>> Begin

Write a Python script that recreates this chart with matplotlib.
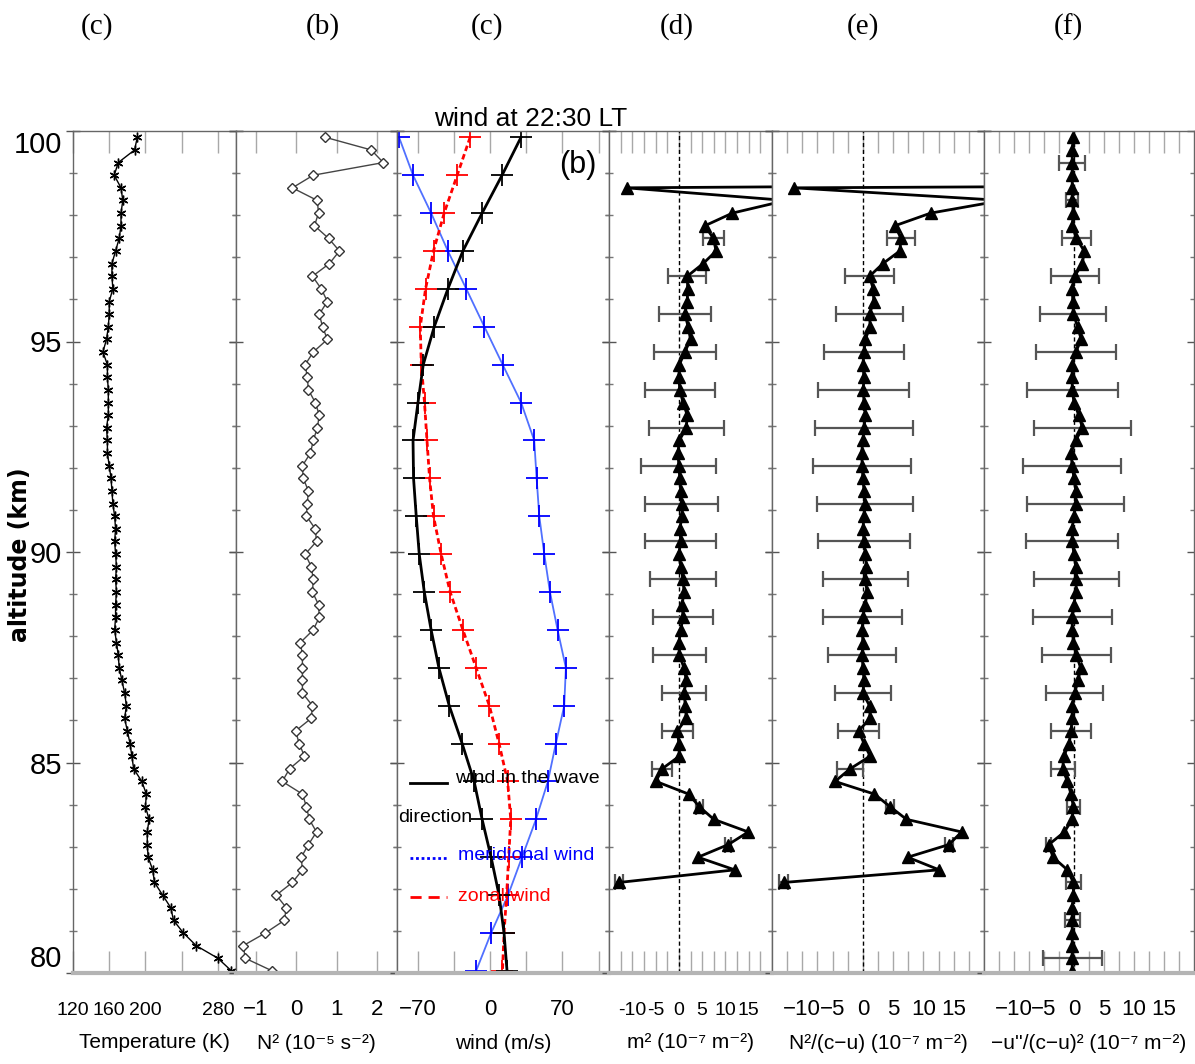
import numpy as np
import matplotlib
matplotlib.use('Agg')
import matplotlib.pyplot as plt

plt.rcParams['font.family'] = ['Liberation Sans', 'DejaVu Sans']

# altitude grids (km)
alt = np.round(99.85 - 0.3 * np.arange(67), 2)
alt_w = np.round(99.85 - 0.9 * np.arange(23), 2)

temp = [191, 188, 170, 165.5, 173, 175, 173, 173, 171, 167, 163, 163, 164, 160, 160, 159,
        157, 153, 158, 158, 159, 159, 159, 157, 158, 158, 160, 162, 163, 164, 166, 167,
        166, 167, 168, 167, 168, 167, 167, 166, 168, 170, 171, 174, 177, 179, 177, 180,
        183, 185, 187, 196, 201, 200, 204, 202, 202, 203, 208, 210, 219, 228, 231, 242,
        256, 280, 295]

n2 = [0.72, 1.86, 2.16, 0.42, -0.10, 0.52, 0.55, 0.45, 0.80, 1.07, 0.82, 0.40, 0.62, 0.77,
      0.57, 0.65, 0.77, 0.42, 0.22, 0.27, 0.30, 0.47, 0.57, 0.52, 0.42, 0.35, 0.15, 0.17,
      0.30, 0.27, 0.25, 0.47, 0.50, 0.22, 0.37, 0.42, 0.40, 0.55, 0.57, 0.42, 0.10, 0.15,
      0.15, 0.15, 0.15, 0.40, 0.37, -0.02, 0.07, 0.20, -0.17, -0.35, 0.15, 0.25, 0.32,
      0.50, 0.30, 0.12, 0.15, -0.10, -0.50, -0.25, -0.30, -0.77, -1.32, -1.27, -0.60]

wave_dir = [29.9, 11.6, -7.7, -26.3, -40.8, -54, -64.6, -69.7, -74.5, -74, -71.4, -68.5,
            -63.6, -57, -49.5, -39.5, -27, -15.4, -7.7, 1, 8.7, 13.5, 16.4]
zonal = [-19.3, -31.8, -44.4, -54.7, -62.4, -67.5, -66.5, -63.4, -61, -58.5, -54.7, -47.3,
         -38.6, -26.3, -13.5, -0.7, 8.7, 17, 20, 18, 16, 13.5, 12]
merid = [-88, -74.5, -57, -40.8, -23, -5.5, 12.2, 30, 42.7, 45, 47.6, 52.4, 57.9, 65.3,
         73.3, 71.7, 63.6, 55.9, 44.4, 30.9, 17.4, 1, -13.5]

nan = np.nan
m2 = [300, 250, 350, 400, -11.2, 23, 11.5, 5.6, 7.4, 8.0, 5.2, 1.8, 1.9, 1.8, 1.3, 2.0,
      2.5, 1.3, 0.1, 0.0, 0.2, 0.9, 1.8, 1.6, 0.1, -0.2, 0.0, 0.2, 0.4, 0.6, 0.7, 0.2, 0.4,
      0.0, 0.4, 0.9, 1.1, 0.7, 0.9, 0.4, 0.0, 0.1, 1.1, 1.6, 1.1, 1.4, 1.6, -0.3, 0.0, 0.1,
      -3.6, -4.9, 2.1, 4.4, 7.5, 14.9, 10.6, 4.1, 12.0, -12.9, nan, nan, nan, nan, nan, nan, nan]
n2cu = [300, 250, 350, 400, -11.3, 23, 11.2, 5.3, 6.3, 6.1, 3.3, 1.1, 1.7, 1.8, 1.1, 1.2,
        0.4, 0.2, 0.0, 0.2, 0.05, 0.2, 0.4, 0.2, 0.0, -0.2, -0.1, 0.0, 0.2, 0.4, 0.2, 0.0,
        0.2, 0.4, 0.6, 0.4, 0.7, 0.4, 0.0, -0.1, 0.0, -0.1, 0.0, 0.2, 0.0, 1.1, 1.2, -0.7,
        0.2, 1.2, -2.1, -4.6, 1.9, 4.5, 7.2, 16.3, 14.2, 7.4, 12.6, -13.1,
        nan, nan, nan, nan, nan, nan, nan]
uterm = [-0.1, -0.3, -0.3, -0.3, -0.3, -0.3, -0.1, -0.3, 0.4, 1.7, 1.4, 0.1, -0.3, -0.2,
         -0.1, 0.6, 1.2, 0.3, -0.3, -0.3, -0.3, 0.0, 0.8, 1.4, 0.3, -0.5, -0.3, 0.0, 0.3,
         0.3, 0.0, -0.3, -0.3, 0.0, 0.3, 0.4, 0.3, 0.0, -0.3, -0.3, -0.1, 0.4, 1.1, 0.7,
         0.1, -0.3, -0.3, -0.5, -0.8, -1.7, -1.9, -1.1, -0.5, -0.1, -0.3, -1.6, -4.2, -3.5,
         -1.1, -0.1, -0.1, -0.3, -0.3, -0.3, -0.3, -0.3, -0.3]

# error bars: every third level
err_m = [2.3, 4.1, 5.5, 6.65, 7.5, 8.1, 8.05, 7.9, 7.6, 7.05, 6.5, 5.65, 4.65, 3.35, 2.1,
         0.7, 0.7, 0.8]
err_u = [2.2, 1.0, 2.45, 4.0, 5.5, 6.65, 7.6, 8.1, 8.2, 8.1, 7.7, 7.15, 6.6, 5.75, 4.7,
         3.35, 2.0, 1.05, 0.4, 1.25, 1.25, 4.9]

panel_tags = ['(c)', '(b)', '(c)', '(d)', '(e)', '(f)']
xlabels = ['Temperature (K)', 'N² (10⁻⁵ s⁻²)', 'wind (m/s)', 'm² (10⁻⁷ m⁻²)',
           'N²/(c−u) (10⁻⁷ m⁻²)', '−u\'\'/(c−u)² (10⁻⁷ m⁻²)']

fig = plt.figure(figsize=(11.95, 10.64), dpi=100)
W, H = 1195, 1064
edges = [73, 236, 397, 609, 772, 984, 1194]
y0, y1 = 973, 131

axes = []
for i in range(6):
    ax = fig.add_axes([edges[i] / W, (H - y0) / H, (edges[i + 1] - edges[i]) / W, (y0 - y1) / H])
    ax.set_ylim(80, 100)
    ax.set_yticks([80, 85, 90, 95, 100])
    ax.set_yticks(range(80, 101), minor=True)
    ax.tick_params(axis='x', which='both', direction='in', length=16, width=1,
                   color='#a8a8a8', top=True, bottom=True, labelsize=16, pad=19)
    ax.tick_params(axis='y', which='major', direction='inout', length=10, width=1,
                   color='#555555', left=True, right=True, labelsize=21, pad=3)
    ax.tick_params(axis='y', which='minor', direction='inout', length=6, width=1,
                   color='#777777', left=True, right=True)
    for s in ax.spines.values():
        s.set_color('#666666')
        s.set_linewidth(1)
    ax.spines['bottom'].set_color('#b4b4b4')
    ax.spines['bottom'].set_linewidth(3)
    ax.set_xlabel(xlabels[i], fontsize=15, labelpad=10)
    if i > 0:
        ax.tick_params(axis='y', labelleft=False)
    axes.append(ax)

tag_x = [97, 323, 487, 677, 863, 1068]
for t, x in zip(panel_tags, tag_x):
    fig.text(x / W, 1 - 27 / H, t, ha='center', va='center', fontsize=21,
             family='Liberation Serif')

# (1) temperature
ax = axes[0]
ax.plot(temp, alt, color='black', lw=1, marker=(6, 2, 0), ms=7, mew=1)
ax.set_xlim(120, 300)
ax.set_xticks([120, 160, 200, 240, 280])
ax.set_xticklabels(['120', '160', '200', '', '280'])
ax.tick_params(axis='x', labelsize=14, pad=21)

# (2) N^2
ax = axes[1]
ax.plot(n2, alt, color='#444444', lw=1, marker='D', ms=5, mfc='white', mec='#333333', mew=1)
ax.set_xlim(-1.5, 2.5)
ax.set_xticks([-1, 0, 1, 2])
ax.set_xticklabels(['−1', '0', '1', '2'])

# (3) winds
ax = axes[2]
ax.plot(merid, alt_w, color='#5070ff', lw=1.3, marker='+', ms=16, mew=1.3, mec='blue')
ax.plot(zonal, alt_w, color='red', lw=2, ls=(0, (2, 1.2)), marker='+', ms=16, mew=1.3)
ax.plot(wave_dir, alt_w, color='black', lw=2, marker='+', ms=16, mew=1.3)
ax.set_xlim(-90, 115)
ax.set_xticks([-70, 0, 70])
ax.set_xticklabels(['−70', '0', '70'])
ax.set_xticks([-35, 35, 105], minor=True)
ax.text(0.854, 0.96, '(b)', transform=ax.transAxes, ha='center', va='center', fontsize=22)
ax.set_title('wind at 22:30 LT', fontsize=19, pad=2, x=0.63)
ax.plot([0.061, 0.236], [0.226, 0.226], transform=ax.transAxes, color='black', lw=2)
ax.text(0.274, 0.231, 'wind in the wave', transform=ax.transAxes, fontsize=14, va='center')
ax.text(0.003, 0.185, 'direction', transform=ax.transAxes, fontsize=14, va='center')
ax.plot([0.061, 0.236], [0.137, 0.137], transform=ax.transAxes, color='blue', lw=2, ls=(0, (1, 1)))
ax.text(0.288, 0.139, 'meridional wind', transform=ax.transAxes, fontsize=14, va='center', color='blue')
ax.plot([0.061, 0.236], [0.090, 0.090], transform=ax.transAxes, color='red', lw=2, ls=(0, (4, 2.5)))
ax.text(0.288, 0.091, 'zonal wind', transform=ax.transAxes, fontsize=14, va='center', color='red')

# (4)-(6) wave terms
series = [(axes[3], m2, err_m, 8), (axes[4], n2cu, err_m, 8), (axes[5], uterm, err_u, 2)]
for ax, vals, err, k0 in series:
    vals = np.array(vals, dtype=float)
    idx = np.arange(k0, k0 + 3 * len(err), 3)
    ax.axvline(0, color='black', lw=1, ls=(0, (3, 2)))
    ax.errorbar(vals[idx], alt[idx], xerr=err, fmt='none', ecolor='#555555',
                elinewidth=1.6, capsize=6, capthick=1.6)
    ax.plot(vals, alt, color='black', lw=2, marker='^', ms=9)
    ax.set_xlim(-15, 20)
    ax.set_xticks([-10, -5, 0, 5, 10, 15])
    ax.set_xticklabels(['−10', '−5', '0', '5', '10', '15'])
    ax.set_xticks([-12.5, -7.5, -2.5, 2.5, 7.5, 12.5, 17.5], minor=True)
axes[3].set_xticklabels(['-10', '-5', '0', '5', '10', '15'])
axes[3].tick_params(axis='x', labelsize=14, pad=21)

ax = axes[0]
ylabs = ax.set_yticklabels(['80', '85', '90', '95', '100'])
ylabs[0].set_va('bottom')
ylabs[-1].set_va('top')

fig.text(20 / W, 1 - 555 / H, 'altitude (km)', rotation=90, ha='center', va='center',
         fontsize=17, fontweight='bold', family='DejaVu Sans')

fig.savefig('out.png', dpi=100)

>> End

▶ [REQUIRED TASK] Return only the lines running from the top of the data to the line that holds "alt_w = np.round(99.85". Include both of those lines, but skip the pictures.

▶ [FINAL RESULT]
Write a Python script that recreates this chart with matplotlib.
import numpy as np
import matplotlib
matplotlib.use('Agg')
import matplotlib.pyplot as plt

plt.rcParams['font.family'] = ['Liberation Sans', 'DejaVu Sans']

# altitude grids (km)
alt = np.round(99.85 - 0.3 * np.arange(67), 2)
alt_w = np.round(99.85 - 0.9 * np.arange(23), 2)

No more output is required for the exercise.